Your instructions: In the entries below, find every line with "this" and copy it.

Source records:
· · · · · · ·

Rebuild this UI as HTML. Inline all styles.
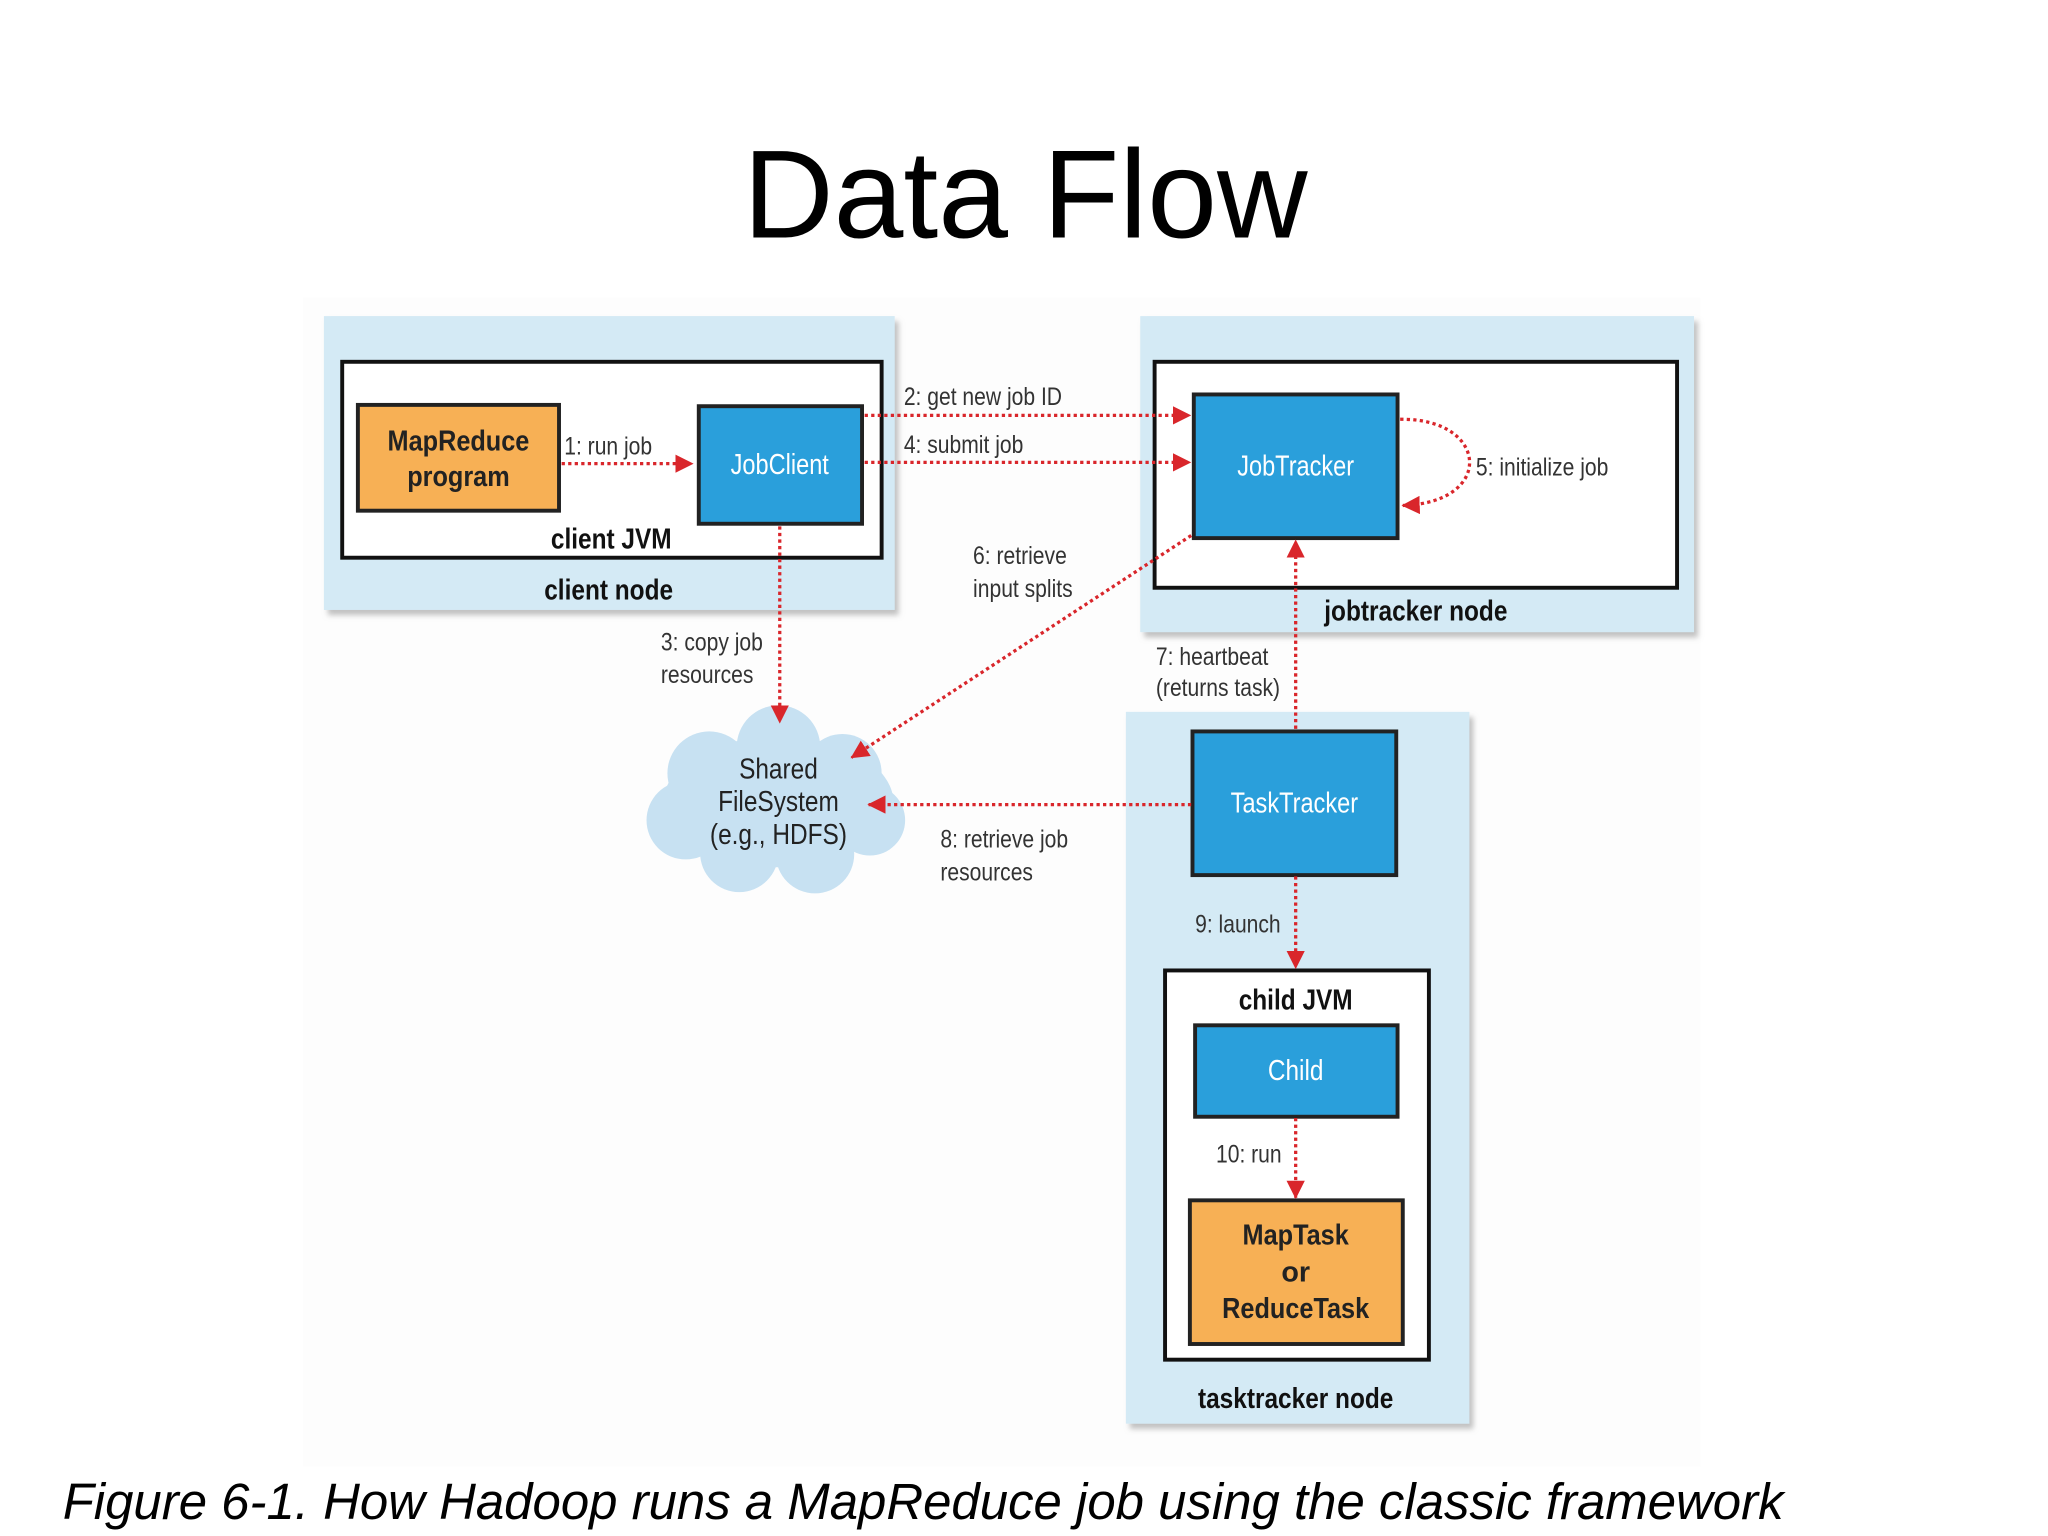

· · · · · · ·

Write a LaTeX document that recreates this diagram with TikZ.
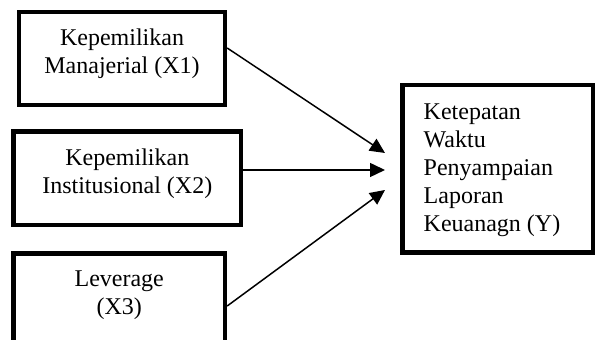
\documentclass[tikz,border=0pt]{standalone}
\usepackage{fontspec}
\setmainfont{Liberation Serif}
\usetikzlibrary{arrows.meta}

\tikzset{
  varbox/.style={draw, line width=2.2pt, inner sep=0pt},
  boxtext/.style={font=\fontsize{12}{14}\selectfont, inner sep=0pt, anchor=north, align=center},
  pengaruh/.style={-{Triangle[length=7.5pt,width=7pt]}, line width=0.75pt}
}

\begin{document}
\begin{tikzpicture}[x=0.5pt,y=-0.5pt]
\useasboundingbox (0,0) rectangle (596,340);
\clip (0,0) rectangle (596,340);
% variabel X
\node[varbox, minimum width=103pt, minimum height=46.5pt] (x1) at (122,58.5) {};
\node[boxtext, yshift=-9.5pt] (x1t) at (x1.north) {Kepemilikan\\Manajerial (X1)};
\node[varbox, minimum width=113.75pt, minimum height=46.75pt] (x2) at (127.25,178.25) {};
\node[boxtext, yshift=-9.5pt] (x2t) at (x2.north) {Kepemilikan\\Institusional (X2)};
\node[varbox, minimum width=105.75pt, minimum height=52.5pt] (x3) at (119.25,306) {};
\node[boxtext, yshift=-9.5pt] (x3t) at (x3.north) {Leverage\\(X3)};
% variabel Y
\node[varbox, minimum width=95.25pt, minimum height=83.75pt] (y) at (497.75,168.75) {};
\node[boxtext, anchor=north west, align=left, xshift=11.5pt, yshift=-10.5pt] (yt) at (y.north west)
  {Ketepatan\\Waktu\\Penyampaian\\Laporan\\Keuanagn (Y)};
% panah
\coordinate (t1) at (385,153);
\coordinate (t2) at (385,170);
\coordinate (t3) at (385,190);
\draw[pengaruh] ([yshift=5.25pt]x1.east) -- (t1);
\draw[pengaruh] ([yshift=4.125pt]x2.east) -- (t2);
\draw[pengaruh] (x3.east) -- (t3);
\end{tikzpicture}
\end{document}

· · · · · · ·

Correct answer:
Rebuild this UI as HTML. Inline all styles.
Write a LaTeX document that recreates this diagram with TikZ.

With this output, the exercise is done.